TASK GOAL: Reproduce every line of the material below, but drop the pictures.

DATA EXTRACT:
──────

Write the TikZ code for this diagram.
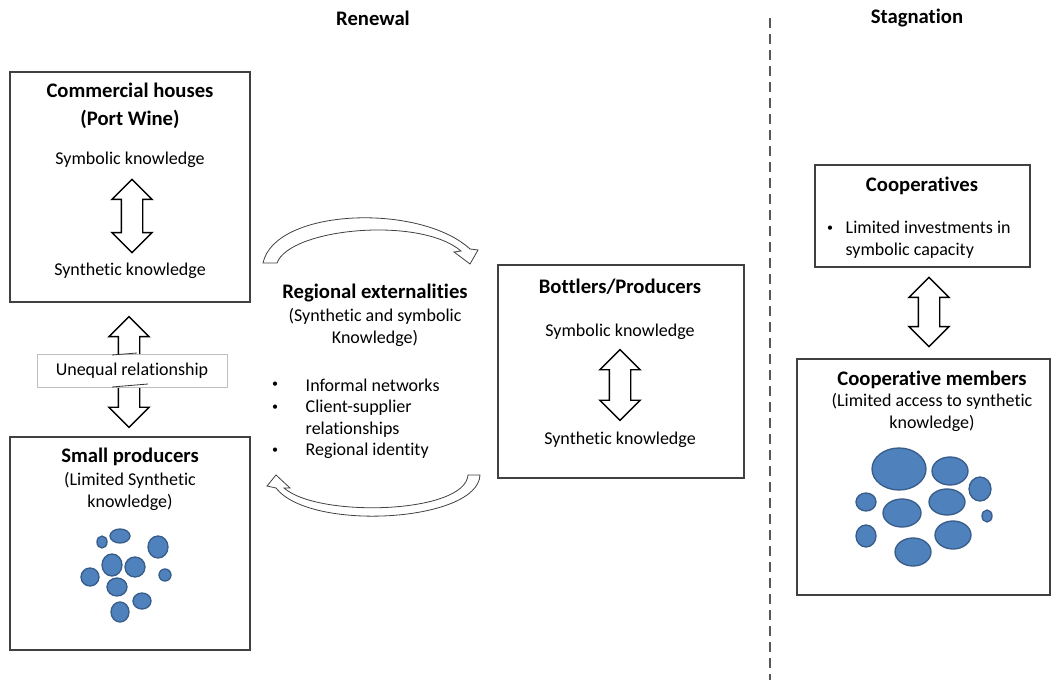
\documentclass[tikz,border=0pt]{standalone}
\usepackage{fontspec}
\setmainfont{Carlito}[Ligatures=NoCommon]
\usetikzlibrary{shapes.arrows}
\definecolor{BlobFill}{RGB}{79,129,189}
\definecolor{BlobLine}{RGB}{56,93,138}
\definecolor{BoxLine}{RGB}{64,64,64}
\tikzstyle{Box}=[draw=BoxLine,line width=1pt,inner sep=0pt]
\tikzstyle{Title}=[font=\fontsize{15.5}{21}\selectfont\bfseries,align=center]
\tikzstyle{Body}=[font=\fontsize{13.5}{16.5}\selectfont,align=center]
\tikzstyle{Dot}=[font=\fontsize{9}{9}\selectfont]
\tikzstyle{BiArrow}=[double arrow,draw,line width=1.1pt,rotate=90,inner xsep=0pt,inner ysep=7.5pt,
minimum width=29pt,double arrow head extend=7pt]
\tikzstyle{Blob}=[fill=BlobFill,draw=BlobLine,line width=1pt]
\tikzstyle{CurveArrow}=[draw=black!75,line width=0.6pt,fill=white]

\begin{document}
\begin{tikzpicture}[x=0.75pt,y=-0.75pt]
        \useasboundingbox(0,0)rectangle(1052,680);
        % headings and divider
        \node[Title](renewal)at(373,18){Renewal};
        \node[Title](stagnation)at(917,18){Stagnation};
        \draw[gray!70!black,line width=1.5pt,dash pattern=on 7.5pt off 4.5pt](770,18)--(770,680);
        % commercial houses
        \node[Box,minimum width=180pt,minimum height=172.5pt](comm)at(130,187){};
        \node[Title](commtitle)at(130,106){Commercial houses\\(Port Wine)};
        \node[Body](commsym)at(130,160){Symbolic knowledge};
        \node[Body](commsyn)at(130,271){Synthetic knowledge};
        \node[BiArrow,minimum height=55pt](commarrow)at(132,216){};
        % unequal relationship
        \node[BiArrow,minimum height=83pt](uneqarrow)at(129,372){};
        \node[Body,draw=black!25,fill=white,minimum width=142.5pt,minimum height=24.75pt,
        inner sep=0pt](uneq)at(132,370.5){Unequal relationship};
        \draw[black!80,line width=0.6pt](112,355)--(137,353);
        \draw[black!80,line width=0.6pt](112,387)--(148,384);
        % small producers
        \node[Box,minimum width=180pt,minimum height=159.75pt](small)at(130,543.5){};
        \node[Title](smalltitle)at(130,457){Small producers};
        \node[Body](smallsub)at(130,491){(Limited Synthetic\\knowledge)};
        \foreach \x/\y/\a/\b in {102/542/5/6,120/536/10/7,158/547/10/11,112/565/10/11,
            135/567/10/10,90/577/9/9,165/575/6/6,117/587/10/9,142/601/9/8,120/612/9/10}
            \draw[Blob](\x,\y)ellipse[x radius=\a*0.75pt,y radius=\b*0.75pt];
        % regional externalities
        \node[Title](regtitle)at(375,293){Regional externalities};
        \node[Body](regsub)at(375,327){(Synthetic and symbolic\\Knowledge)};
        \node[Dot](bulla)at(275,385){\textbullet};
        \node[Body,anchor=west](infnet)at(301,385){Informal networks};
        \node[Dot](bullb)at(275,408){\textbullet};
        \node[Body,anchor=west,align=left](client)at(301,418.5){Client-supplier\\relationships};
        \node[Dot](bullc)at(275,451){\textbullet};
        \node[Body,anchor=west](regid)at(301,451){Regional identity};
        \path[CurveArrow](263,263)--(277,263)..controls(290,228)and(420,216)..(461,251)
            --(454,252)--(470,264)--(478,250)--(470,249)..controls(420,203)and(275,208)..(263,263)--cycle;
        \path[CurveArrow](468,475)--(480,475)..controls(478,522)and(310,532)..(276,488)
            --(267,486)--(276,475)--(290,488)--(284,488)..controls(318,518)and(465,514)..(468,475)--cycle;
        % bottlers
        \node[Box,minimum width=184.5pt,minimum height=159.75pt](bott)at(621,371.5){};
        \node[Title](botttitle)at(620,287){Bottlers/Producers};
        \node[Body](bottsym)at(620,332){Symbolic knowledge};
        \node[Body](bottsyn)at(620,440){Synthetic knowledge};
        \node[BiArrow,minimum height=53pt](bottarrow)at(620,385){};
        % cooperatives
        \node[Box,minimum width=161.25pt,minimum height=76.5pt](coop)at(922.5,216){};
        \node[Title](cooptitle)at(922,186){Cooperatives};
        \node[Dot](bulld)at(830,229){\textbullet};
        \node[Body,anchor=west,align=left](coopinv)at(841,240){Limited investments in\\symbolic capacity};
        \node[BiArrow,minimum height=52pt](cooparrow)at(929,312){};
        % cooperative members
        \node[Box,minimum width=189.75pt,minimum height=177pt](memb)at(923.5,477){};
        \node[Title](membtitle)at(932,380){Cooperative members};
        \node[Body](membsub)at(932,412.5){(Limited access to synthetic\\knowledge)};
        \foreach \x/\y/\a/\b in {899/469/27/21,950/471/18/14,980/489/11/12,866/502/10/9,
            902/513/19/14,947/502/18/13,987/516/5/6,866/536/10/11,953/535/18/14,913/552/18/14}
            \draw[Blob](\x,\y)ellipse[x radius=\a*0.75pt,y radius=\b*0.75pt];
    \end{tikzpicture}
\end{document}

──────

COMPLETED TASK:
Write the TikZ code for this diagram.
\documentclass[tikz,border=0pt]{standalone}
\usepackage{fontspec}
\setmainfont{Carlito}[Ligatures=NoCommon]
\usetikzlibrary{shapes.arrows}
\definecolor{BlobFill}{RGB}{79,129,189}
\definecolor{BlobLine}{RGB}{56,93,138}
\definecolor{BoxLine}{RGB}{64,64,64}
\tikzstyle{Box}=[draw=BoxLine,line width=1pt,inner sep=0pt]
\tikzstyle{Title}=[font=\fontsize{15.5}{21}\selectfont\bfseries,align=center]
\tikzstyle{Body}=[font=\fontsize{13.5}{16.5}\selectfont,align=center]
\tikzstyle{Dot}=[font=\fontsize{9}{9}\selectfont]
\tikzstyle{BiArrow}=[double arrow,draw,line width=1.1pt,rotate=90,inner xsep=0pt,inner ysep=7.5pt,
minimum width=29pt,double arrow head extend=7pt]
\tikzstyle{Blob}=[fill=BlobFill,draw=BlobLine,line width=1pt]
\tikzstyle{CurveArrow}=[draw=black!75,line width=0.6pt,fill=white]

\begin{document}
\begin{tikzpicture}[x=0.75pt,y=-0.75pt]
        \useasboundingbox(0,0)rectangle(1052,680);
        % headings and divider
        \node[Title](renewal)at(373,18){Renewal};
        \node[Title](stagnation)at(917,18){Stagnation};
        \draw[gray!70!black,line width=1.5pt,dash pattern=on 7.5pt off 4.5pt](770,18)--(770,680);
        % commercial houses
        \node[Box,minimum width=180pt,minimum height=172.5pt](comm)at(130,187){};
        \node[Title](commtitle)at(130,106){Commercial houses\\(Port Wine)};
        \node[Body](commsym)at(130,160){Symbolic knowledge};
        \node[Body](commsyn)at(130,271){Synthetic knowledge};
        \node[BiArrow,minimum height=55pt](commarrow)at(132,216){};
        % unequal relationship
        \node[BiArrow,minimum height=83pt](uneqarrow)at(129,372){};
        \node[Body,draw=black!25,fill=white,minimum width=142.5pt,minimum height=24.75pt,
        inner sep=0pt](uneq)at(132,370.5){Unequal relationship};
        \draw[black!80,line width=0.6pt](112,355)--(137,353);
        \draw[black!80,line width=0.6pt](112,387)--(148,384);
        % small producers
        \node[Box,minimum width=180pt,minimum height=159.75pt](small)at(130,543.5){};
        \node[Title](smalltitle)at(130,457){Small producers};
        \node[Body](smallsub)at(130,491){(Limited Synthetic\\knowledge)};
        \foreach \x/\y/\a/\b in {102/542/5/6,120/536/10/7,158/547/10/11,112/565/10/11,
            135/567/10/10,90/577/9/9,165/575/6/6,117/587/10/9,142/601/9/8,120/612/9/10}
            \draw[Blob](\x,\y)ellipse[x radius=\a*0.75pt,y radius=\b*0.75pt];
        % regional externalities
        \node[Title](regtitle)at(375,293){Regional externalities};
        \node[Body](regsub)at(375,327){(Synthetic and symbolic\\Knowledge)};
        \node[Dot](bulla)at(275,385){\textbullet};
        \node[Body,anchor=west](infnet)at(301,385){Informal networks};
        \node[Dot](bullb)at(275,408){\textbullet};
        \node[Body,anchor=west,align=left](client)at(301,418.5){Client-supplier\\relationships};
        \node[Dot](bullc)at(275,451){\textbullet};
        \node[Body,anchor=west](regid)at(301,451){Regional identity};
        \path[CurveArrow](263,263)--(277,263)..controls(290,228)and(420,216)..(461,251)
            --(454,252)--(470,264)--(478,250)--(470,249)..controls(420,203)and(275,208)..(263,263)--cycle;
        \path[CurveArrow](468,475)--(480,475)..controls(478,522)and(310,532)..(276,488)
            --(267,486)--(276,475)--(290,488)--(284,488)..controls(318,518)and(465,514)..(468,475)--cycle;
        % bottlers
        \node[Box,minimum width=184.5pt,minimum height=159.75pt](bott)at(621,371.5){};
        \node[Title](botttitle)at(620,287){Bottlers/Producers};
        \node[Body](bottsym)at(620,332){Symbolic knowledge};
        \node[Body](bottsyn)at(620,440){Synthetic knowledge};
        \node[BiArrow,minimum height=53pt](bottarrow)at(620,385){};
        % cooperatives
        \node[Box,minimum width=161.25pt,minimum height=76.5pt](coop)at(922.5,216){};
        \node[Title](cooptitle)at(922,186){Cooperatives};
        \node[Dot](bulld)at(830,229){\textbullet};
        \node[Body,anchor=west,align=left](coopinv)at(841,240){Limited investments in\\symbolic capacity};
        \node[BiArrow,minimum height=52pt](cooparrow)at(929,312){};
        % cooperative members
        \node[Box,minimum width=189.75pt,minimum height=177pt](memb)at(923.5,477){};
        \node[Title](membtitle)at(932,380){Cooperative members};
        \node[Body](membsub)at(932,412.5){(Limited access to synthetic\\knowledge)};
        \foreach \x/\y/\a/\b in {899/469/27/21,950/471/18/14,980/489/11/12,866/502/10/9,
            902/513/19/14,947/502/18/13,987/516/5/6,866/536/10/11,953/535/18/14,913/552/18/14}
            \draw[Blob](\x,\y)ellipse[x radius=\a*0.75pt,y radius=\b*0.75pt];
    \end{tikzpicture}
\end{document}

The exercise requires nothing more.